Initially, the Rangers wanted Wilkerson and either Kory Casto, Luis Ayala or Colin Balester. Bowden [rightfully] was unwilling to part with any of those players. By adding Sledge, the Rangers were willing to take a lesser prospect [6-8, 3.80 in 2005 playing for Potomac & Harrisburg] in Gallaraga.

Coming East is former Yankee Alfonso Soriano. Soriano joined the Yankees after playing four seasons in Japan. He became a starter in 2001, and has been one of the top run producing second baseman in the majors since. Last Year, he hit .268 with 36 homers and 104 RBI's. He stole 30 bases. That's the good stuff. Now the bad. Soriano strikes out almost as often [125 in 2005] as Wilkerson, but with a much lower on base percent [.309 in '05, .320 for his career].

Soriano is a line-drive hitter who drives the ball in the gaps and uses his speed to turn singles into doubles.

He hit 43 doubles last year. He has no plate patience and tends to swing at bad pitches too often. But don't get me wrong; the guy is a star. He was traded [almost] straight up for all-universe shortstop Alex Rodriguez two years ago. He's still fairly young [29] and is coming into his prime.

Why is Soriano going to play in the outfield in Washington? Because he's led all American League 2nd baseman in errors for the past four seasons. This may become a problem. The Rangers "asked" him to move to centerfield after acquiring Soriano two seasons ago, and he balked. Big time. I doubt he's going to make this move happily.

This trade is a big gamble for Jim Bowden. Soriano, who made $7.5 million in 2005, is eligible for arbitration this year and will become a free-agent after the 2006 season. Will he be signed quickly, or could the Nats lose two starters for a "one-year wonder?" I'm guessing that Bowden believes that a new owner will be willing to sign Soriano, now the team's biggest star, to a long-term contract before he has a chance to flee.

I hope that foxsports.com is wrong when it said that the Nationals "have finally found their speedy leadoff hitter that they have been craving." Repeat after me: .309 on base percentage. No, he belongs in the number three hole, protecting Jose Guillen and giving the Nats a strong middle-of-the-lineup. He batted in the leadoff spot about 100 times last year with a .301 on base percent. Yuck. He did much better deeper in the lineup. Another concern is the disparity between home and away stats. He batted .315 at home, .225 on the road. And we all know that the Rangers home park is a band box.

I'm just not sure how I feel about this trade yet. It may take a day or two for it to sink in. If I knew that Soriano was going to be with the Nationals for the long haul, I'd be pretty happy I guess. But I'd hate to lose Wilkerson and Sledge if we lose Soriano next fall [and who know, we might not have an owner in place by then].

Read the take on the trade here in this link from the Dallas Morning News.

Now, Bowden will look for pitching.

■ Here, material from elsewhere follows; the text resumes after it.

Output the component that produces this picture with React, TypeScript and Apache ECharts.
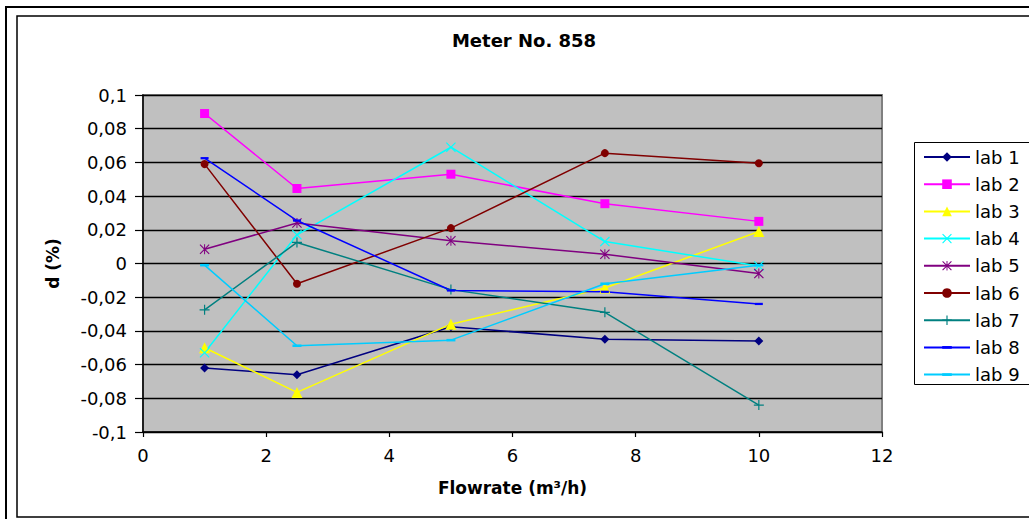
import React, { useEffect, useRef } from 'react';
import * as echarts from 'echarts';

// Flowrate test points (m³/h)
const flowrates = [1, 2.5, 5, 7.5, 10];

const labNames = ['lab 1', 'lab 2', 'lab 3', 'lab 4', 'lab 5', 'lab 6', 'lab 7', 'lab 8', 'lab 9'];

// Deviation d (%) per lab at each flowrate
const lab1 = [-0.062, -0.066, -0.0375, -0.045, -0.046];
const lab2 = [0.089, 0.0445, 0.053, 0.0355, 0.025];
const lab3 = [-0.05, -0.0765, -0.036, -0.0145, 0.019];
const lab4 = [-0.053, 0.017, 0.069, 0.013, -0.0015];
const lab5 = [0.0085, 0.024, 0.0135, 0.0055, -0.006];
const lab6 = [0.059, -0.012, 0.021, 0.0655, 0.0595];
const lab7 = [-0.0275, 0.0125, -0.0155, -0.029, -0.084];
const lab8 = [0.0625, 0.0255, -0.016, -0.0168, -0.024];
const lab9 = [-0.001, -0.0488, -0.0455, -0.012, -0.001];

const labValues = [lab1, lab2, lab3, lab4, lab5, lab6, lab7, lab8, lab9];

// Marker styles
const PLUS = 'path://M44 0L56 0L56 44L100 44L100 56L56 56L56 100L44 100L44 56L0 56L0 44L44 44Z';
const CROSS = 'path://M0 8L8 0L50 42L92 0L100 8L58 50L100 92L92 100L50 58L8 100L0 92L42 50Z';
const STAR = 'path://M0 8L8 0L50 42L92 0L100 8L58 50L100 92L92 100L50 58L8 100L0 92L42 50Z M45 0L55 0L55 100L45 100Z';
// short horizontal dash centred in a square box (the lone moves keep the box square)
const DASH = 'path://M0 0 M0 36L100 36L100 64L0 64Z M100 100';

const labColors = ['#000080', '#FF00FF', '#FFFF00', '#00FFFF', '#800080', '#800000', '#008080', '#0000FF', '#00CCFF'];
const labSymbols = ['diamond', 'rect', 'triangle', CROSS, STAR, 'circle', PLUS, DASH, DASH];
const labSymbolSizes = [9, 9, 11, 10, 10, 8, 10, 8, 9];

const FONT = '"DejaVu Sans", Arial, sans-serif';

export default function App() {
  const ref = useRef<HTMLDivElement>(null);

  useEffect(() => {
    if (!ref.current) return;
    const chart = echarts.init(ref.current, null, { renderer: 'svg' });

    const series = labValues.map((vals, i) => ({
      name: labNames[i],
      type: 'line',
      data: flowrates.map((x, j) => [x, vals[j]]),
      symbol: labSymbols[i],
      symbolSize: labSymbolSizes[i],
      showAllSymbol: true,
      lineStyle: { color: labColors[i], width: 1.5 },
      itemStyle: { color: labColors[i] },
      emphasis: { disabled: true },
    }));

    chart.setOption({
      animation: false,
      backgroundColor: '#ffffff',
      textStyle: { fontFamily: FONT },
      grid: {
        left: 143,
        top: 95,
        width: 739,
        height: 337,
        show: true,
        backgroundColor: '#C0C0C0',
        borderColor: '#808080',
        borderWidth: 2,
      },
      xAxis: {
        type: 'value',
        min: 0,
        max: 12,
        interval: 2,
        name: 'Flowrate (m³/h)',
        nameLocation: 'middle',
        nameGap: 47,
        nameTextStyle: { fontFamily: FONT, fontSize: 17, fontWeight: 'bold', color: '#000' },
        axisLine: { show: true, onZero: false, lineStyle: { color: '#000', width: 1.5 } },
        axisTick: { show: true, length: 5, lineStyle: { color: '#000', width: 1.2 } },
        axisLabel: { fontFamily: FONT, fontSize: 18, color: '#000', margin: 14 },
        splitLine: { show: false },
      },
      yAxis: {
        type: 'value',
        min: -0.1,
        max: 0.1,
        interval: 0.02,
        name: 'd (%)',
        nameLocation: 'middle',
        nameGap: 82,
        nameTextStyle: { fontFamily: FONT, fontSize: 17, fontWeight: 'bold', color: '#000' },
        axisLine: { show: true, onZero: false, lineStyle: { color: '#000', width: 1.5 } },
        axisTick: { show: true, length: 8, lineStyle: { color: '#000', width: 1.2 } },
        axisLabel: {
          fontFamily: FONT,
          fontSize: 18,
          color: '#000',
          margin: 16,
          formatter: (v: number) => String(Number(v.toFixed(2))).replace('.', ','),
        },
        splitLine: { show: true, lineStyle: { color: '#000', width: 1.3 } },
      },
      legend: {
        orient: 'vertical',
        left: 923,
        top: 148,
        padding: 0,
        itemWidth: 46,
        itemHeight: 12,
        itemGap: 9.2,
        selectedMode: false,
        data: labNames,
        textStyle: { fontFamily: FONT, fontSize: 18, color: '#000' },
      },
      graphic: [
        {
          type: 'rect',
          silent: true,
          z: -10,
          shape: { x: 6, y: 7, width: 1100, height: 600 },
          style: { fill: 'none', stroke: '#000', lineWidth: 2 },
        },
        {
          type: 'rect',
          silent: true,
          z: -10,
          shape: { x: 17, y: 16, width: 1100, height: 501 },
          style: { fill: 'none', stroke: '#000', lineWidth: 1.5 },
        },
        {
          type: 'rect',
          silent: true,
          z: -5,
          shape: { x: 914.5, y: 142.5, width: 200, height: 242 },
          style: { fill: '#fff', stroke: '#000', lineWidth: 1 },
        },
        {
          type: 'text',
          silent: true,
          x: 524,
          y: 40,
          style: {
            text: 'Meter No. 858',
            textAlign: 'center',
            textVerticalAlign: 'middle',
            font: 'bold 18px "DejaVu Sans", Arial, sans-serif',
            fill: '#000',
          },
        },
      ],
      series,
    });

    return () => chart.dispose();
  }, []);

  return (
    <div
      ref={ref}
      style={{ position: 'fixed', left: 0, top: 0, width: 1029, height: 519 }}
    />
  );
}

In an interesting move, the team offered arbitration to Tony Armas Jr., who likely isn't getting much attention this week. Will the team bring him back at a lower salary and guarantee him a starting role, something no other team seems willing to do? Also, some sources indicate that the Nats are high on the list of lefty Jarrod Washburn, who wasn't offered arbitration by the Angels and is now searching for a new home. If the team could retain Armas Jr. and sign Washburn, the retooling for 2006 would be essentially done.